Exercise directions
Each line that includes the word "React" counts once; give the total and nothing more.

Source data
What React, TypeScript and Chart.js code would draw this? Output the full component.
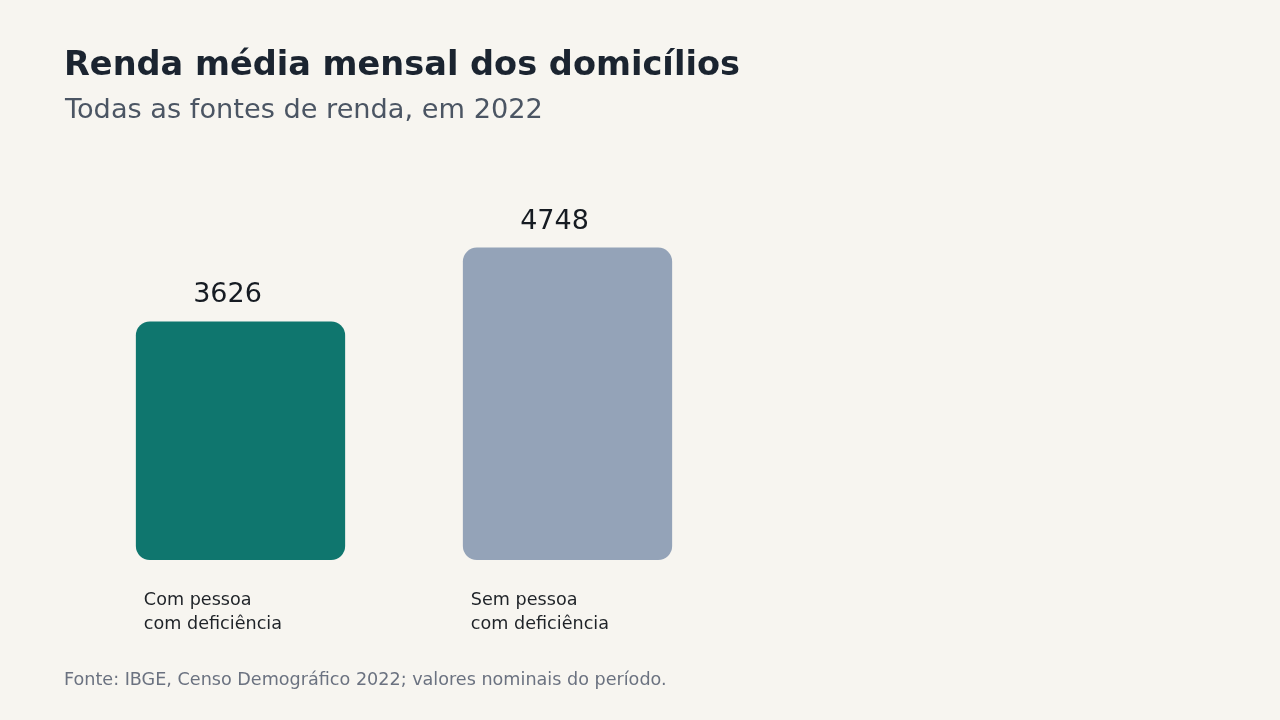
import React, { useEffect, useRef } from 'react';
import { Chart, registerables, Plugin } from 'chart.js';

Chart.register(...registerables);

const categories = ['Com pessoa\ncom deficiência', 'Sem pessoa\ncom deficiência'];
const rendaMedia = [3626, 4748];
const barColors = ['#0f766e', '#94a3b8'];

const TITLE = 'Renda média mensal dos domicílios';
const SUBTITLE = 'Todas as fontes de renda, em 2022';
const SOURCE = 'Fonte: IBGE, Censo Demográfico 2022; valores nominais do período.';
const FONT = '"DejaVu Sans", sans-serif';

const textPlugin: Plugin<'bar'> = {
  id: 'textLayer',
  beforeDraw(chart) {
    const { ctx, width, height } = chart;
    ctx.save();
    ctx.fillStyle = '#f7f5f0';
    ctx.fillRect(0, 0, width, height);
    ctx.restore();
  },
  afterDatasetsDraw(chart) {
    const { ctx } = chart;
    const meta = chart.getDatasetMeta(0);
    ctx.save();
    ctx.textBaseline = 'alphabetic';
    ctx.textAlign = 'left';

    // heading
    ctx.fillStyle = '#1b2430';
    ctx.font = `bold 33.6px ${FONT}`;
    ctx.fillText(TITLE, 64, 75);
    ctx.fillStyle = '#4b5563';
    ctx.font = `27.2px ${FONT}`;
    ctx.fillText(SUBTITLE, 65, 118);

    // values above, category names below each bar
    meta.data.forEach((bar: any, i: number) => {
      const { x, y, width } = bar.getProps(['x', 'y', 'width'], true);
      ctx.fillStyle = '#161b22';
      ctx.font = `27px ${FONT}`;
      ctx.textAlign = 'center';
      ctx.fillText(String(rendaMedia[i]), x - 13, y - 19);

      ctx.textAlign = 'left';
      ctx.font = `17.6px ${FONT}`;
      ctx.fillStyle = '#1f2328';
      categories[i].split('\n').forEach((line, j) => {
        ctx.fillText(line, x - width / 2 + 8, 605 + j * 24);
      });
    });

    // source note
    ctx.fillStyle = '#6b7280';
    ctx.font = `17.6px ${FONT}`;
    ctx.fillText(SOURCE, 64, 685);
    ctx.restore();
  },
};

const App: React.FC = () => {
  const canvasRef = useRef<HTMLCanvasElement>(null);

  useEffect(() => {
    if (!canvasRef.current) return;
    const chart = new Chart(canvasRef.current, {
      type: 'bar',
      data: {
        labels: categories,
        datasets: [
          {
            data: rendaMedia,
            backgroundColor: barColors,
            borderRadius: 14,
            borderSkipped: false,
            categoryPercentage: 0.8,
            barPercentage: 0.8,
          },
        ],
      },
      options: {
        responsive: false,
        animation: false,
        layout: { padding: { left: 77, right: 549, top: 231, bottom: 160 } },
        plugins: {
          legend: { display: false },
          tooltip: { enabled: false },
          title: { display: false },
        },
        scales: {
          x: { display: false },
          y: { display: false, min: 0, max: 5000 },
        },
      },
      plugins: [textPlugin],
    });
    return () => chart.destroy();
  }, []);

  return (
    <div style={{ position: 'fixed', inset: 0, background: '#f7f5f0' }}>
      <canvas ref={canvasRef} width={1280} height={720} style={{ display: 'block' }} />
    </div>
  );
};

export default App;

Exercise response
3